*EXERCISE PROMPT:*
Will you repeat only the lines from the one with "What seaborn and" through the one with "import pandas as pd", both included, leaving every picture out?

*LISTED RECORDS:*
^^^^^^^^^^^^^^^^
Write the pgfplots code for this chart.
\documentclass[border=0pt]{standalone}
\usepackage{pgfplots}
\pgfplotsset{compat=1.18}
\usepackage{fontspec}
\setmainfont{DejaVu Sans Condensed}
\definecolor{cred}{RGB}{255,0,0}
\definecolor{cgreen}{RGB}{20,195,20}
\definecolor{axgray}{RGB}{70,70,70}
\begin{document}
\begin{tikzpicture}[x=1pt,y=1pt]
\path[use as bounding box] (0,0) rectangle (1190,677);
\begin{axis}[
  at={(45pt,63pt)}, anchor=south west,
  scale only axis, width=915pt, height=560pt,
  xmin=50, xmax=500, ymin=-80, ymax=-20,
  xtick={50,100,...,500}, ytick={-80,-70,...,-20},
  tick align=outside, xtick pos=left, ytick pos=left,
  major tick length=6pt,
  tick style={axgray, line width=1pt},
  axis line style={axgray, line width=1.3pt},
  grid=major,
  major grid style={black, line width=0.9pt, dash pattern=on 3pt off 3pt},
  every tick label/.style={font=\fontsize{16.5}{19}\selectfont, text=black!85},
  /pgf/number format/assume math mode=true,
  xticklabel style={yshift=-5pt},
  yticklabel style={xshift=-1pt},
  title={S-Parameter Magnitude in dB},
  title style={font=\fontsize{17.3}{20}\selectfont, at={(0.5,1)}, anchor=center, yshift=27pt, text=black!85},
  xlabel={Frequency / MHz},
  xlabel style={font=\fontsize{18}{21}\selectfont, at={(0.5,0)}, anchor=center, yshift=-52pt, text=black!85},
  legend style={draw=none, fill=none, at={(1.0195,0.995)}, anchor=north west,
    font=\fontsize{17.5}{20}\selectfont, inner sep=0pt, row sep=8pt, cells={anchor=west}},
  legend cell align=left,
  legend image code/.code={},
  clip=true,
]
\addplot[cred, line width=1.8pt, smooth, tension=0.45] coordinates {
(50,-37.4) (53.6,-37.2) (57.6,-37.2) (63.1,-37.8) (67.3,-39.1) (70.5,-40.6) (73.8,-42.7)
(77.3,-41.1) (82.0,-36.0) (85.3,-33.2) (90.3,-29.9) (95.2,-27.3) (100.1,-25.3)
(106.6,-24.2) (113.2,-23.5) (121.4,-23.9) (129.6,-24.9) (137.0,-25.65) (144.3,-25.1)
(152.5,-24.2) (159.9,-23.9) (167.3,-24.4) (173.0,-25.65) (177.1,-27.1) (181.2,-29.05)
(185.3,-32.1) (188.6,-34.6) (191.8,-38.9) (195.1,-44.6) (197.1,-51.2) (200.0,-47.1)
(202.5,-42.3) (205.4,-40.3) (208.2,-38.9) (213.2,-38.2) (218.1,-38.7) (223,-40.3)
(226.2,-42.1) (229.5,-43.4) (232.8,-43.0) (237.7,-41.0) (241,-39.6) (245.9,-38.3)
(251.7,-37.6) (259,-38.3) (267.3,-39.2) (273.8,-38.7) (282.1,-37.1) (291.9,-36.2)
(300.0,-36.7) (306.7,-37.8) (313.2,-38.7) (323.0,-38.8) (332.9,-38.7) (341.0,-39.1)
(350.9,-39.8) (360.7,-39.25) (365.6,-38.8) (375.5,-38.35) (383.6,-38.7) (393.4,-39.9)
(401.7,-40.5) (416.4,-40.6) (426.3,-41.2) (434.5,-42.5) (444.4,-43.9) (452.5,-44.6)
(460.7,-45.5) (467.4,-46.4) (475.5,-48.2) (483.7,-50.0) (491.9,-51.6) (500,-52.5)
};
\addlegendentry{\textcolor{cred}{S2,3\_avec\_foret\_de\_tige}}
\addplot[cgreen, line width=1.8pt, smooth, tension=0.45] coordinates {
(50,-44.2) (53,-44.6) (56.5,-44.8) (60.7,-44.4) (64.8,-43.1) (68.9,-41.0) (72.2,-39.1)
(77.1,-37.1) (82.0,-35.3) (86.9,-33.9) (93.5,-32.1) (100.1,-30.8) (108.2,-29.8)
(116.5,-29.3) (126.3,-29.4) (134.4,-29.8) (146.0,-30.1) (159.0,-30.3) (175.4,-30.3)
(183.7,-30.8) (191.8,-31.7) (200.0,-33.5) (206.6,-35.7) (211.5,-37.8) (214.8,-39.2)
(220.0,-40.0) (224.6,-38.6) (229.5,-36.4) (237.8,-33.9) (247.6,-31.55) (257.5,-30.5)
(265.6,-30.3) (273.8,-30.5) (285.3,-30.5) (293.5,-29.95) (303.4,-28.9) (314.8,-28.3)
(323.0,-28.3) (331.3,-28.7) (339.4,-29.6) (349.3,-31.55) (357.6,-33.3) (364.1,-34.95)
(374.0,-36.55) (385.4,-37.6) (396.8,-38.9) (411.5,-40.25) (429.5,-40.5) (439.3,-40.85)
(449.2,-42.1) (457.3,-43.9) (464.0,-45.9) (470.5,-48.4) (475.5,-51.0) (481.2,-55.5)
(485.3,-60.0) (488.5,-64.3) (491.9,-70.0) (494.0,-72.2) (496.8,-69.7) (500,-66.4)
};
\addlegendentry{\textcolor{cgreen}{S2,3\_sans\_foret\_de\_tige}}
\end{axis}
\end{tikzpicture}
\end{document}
^^^^^^^^^^^^^^^^
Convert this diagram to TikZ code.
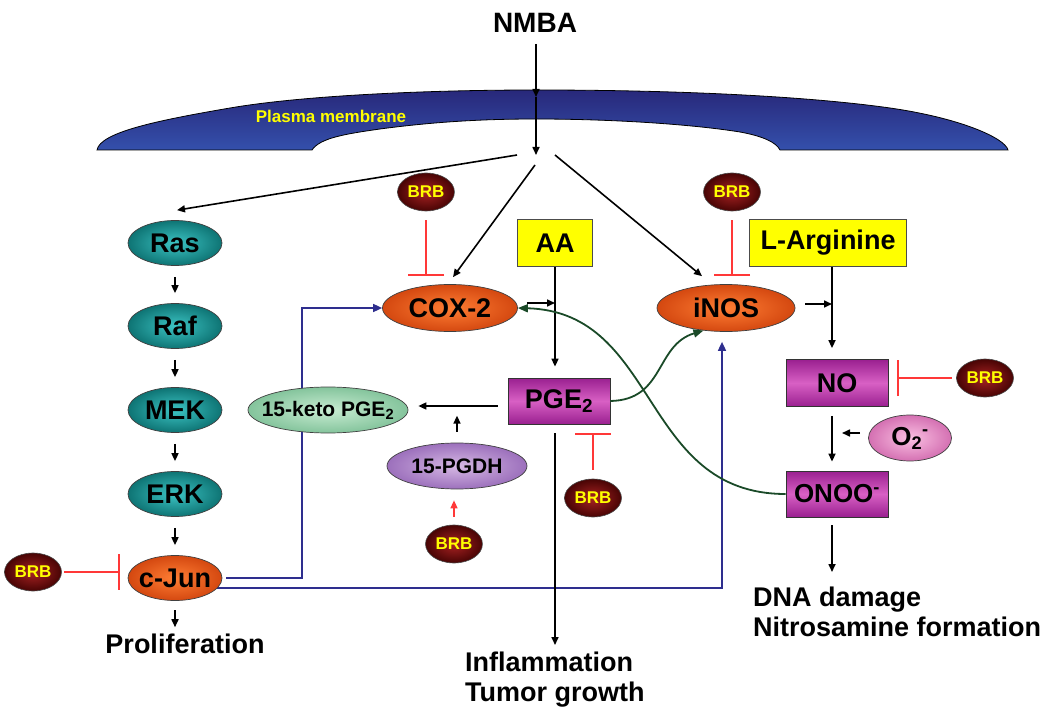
^^^^^^^^^^^^^^^^
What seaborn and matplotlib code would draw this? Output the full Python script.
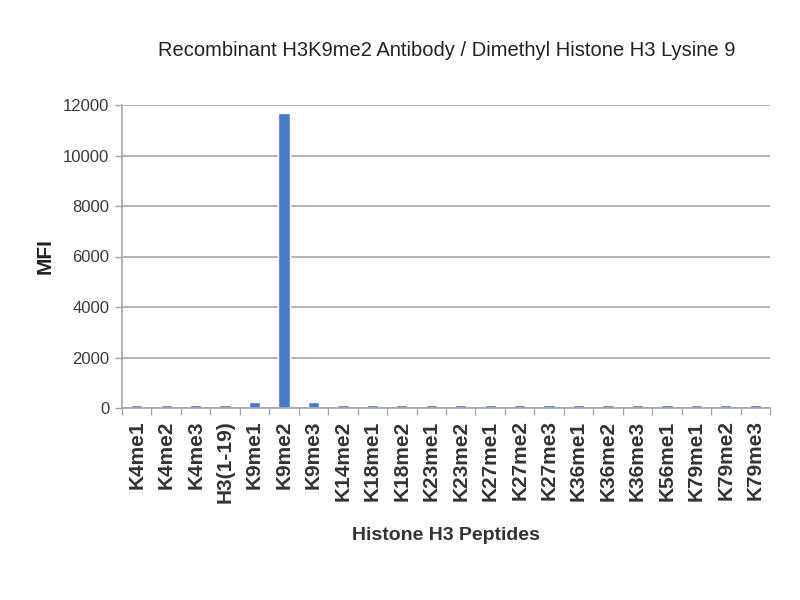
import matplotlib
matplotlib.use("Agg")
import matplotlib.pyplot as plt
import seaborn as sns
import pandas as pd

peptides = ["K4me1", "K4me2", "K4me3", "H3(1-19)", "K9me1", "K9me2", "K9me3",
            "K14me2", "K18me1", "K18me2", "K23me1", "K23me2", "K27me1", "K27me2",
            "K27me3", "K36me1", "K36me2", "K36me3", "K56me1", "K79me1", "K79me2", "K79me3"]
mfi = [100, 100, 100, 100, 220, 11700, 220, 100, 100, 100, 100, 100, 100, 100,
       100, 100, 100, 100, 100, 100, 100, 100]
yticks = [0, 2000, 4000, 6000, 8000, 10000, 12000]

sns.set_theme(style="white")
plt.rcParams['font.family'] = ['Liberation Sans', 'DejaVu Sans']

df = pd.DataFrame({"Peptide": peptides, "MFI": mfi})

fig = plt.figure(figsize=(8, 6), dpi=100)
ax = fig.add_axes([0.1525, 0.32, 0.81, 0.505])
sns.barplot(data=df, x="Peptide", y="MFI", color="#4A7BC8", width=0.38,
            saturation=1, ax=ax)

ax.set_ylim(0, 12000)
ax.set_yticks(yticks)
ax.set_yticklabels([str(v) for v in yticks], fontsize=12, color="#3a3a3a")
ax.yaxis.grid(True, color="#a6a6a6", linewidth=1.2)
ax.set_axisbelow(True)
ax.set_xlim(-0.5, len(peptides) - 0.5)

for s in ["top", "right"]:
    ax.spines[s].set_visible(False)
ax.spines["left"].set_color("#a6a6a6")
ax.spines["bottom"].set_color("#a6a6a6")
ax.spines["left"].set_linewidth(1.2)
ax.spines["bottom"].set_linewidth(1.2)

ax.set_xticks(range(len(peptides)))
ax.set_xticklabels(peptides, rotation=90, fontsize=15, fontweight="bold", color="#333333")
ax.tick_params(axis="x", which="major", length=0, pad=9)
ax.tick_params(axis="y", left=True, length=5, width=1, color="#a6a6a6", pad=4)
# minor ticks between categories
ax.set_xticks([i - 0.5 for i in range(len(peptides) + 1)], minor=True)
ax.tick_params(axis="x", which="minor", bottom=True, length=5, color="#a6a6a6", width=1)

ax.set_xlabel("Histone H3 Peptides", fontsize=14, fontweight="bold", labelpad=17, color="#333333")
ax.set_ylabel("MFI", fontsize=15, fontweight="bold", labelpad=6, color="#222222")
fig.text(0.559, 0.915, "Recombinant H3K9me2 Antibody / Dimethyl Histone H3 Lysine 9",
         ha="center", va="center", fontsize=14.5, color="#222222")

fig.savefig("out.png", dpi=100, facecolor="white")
^^^^^^^^^^^^^^^^
*SOLUTION TO THE EXERCISE:*
What seaborn and matplotlib code would draw this? Output the full Python script.
import matplotlib
matplotlib.use("Agg")
import matplotlib.pyplot as plt
import seaborn as sns
import pandas as pd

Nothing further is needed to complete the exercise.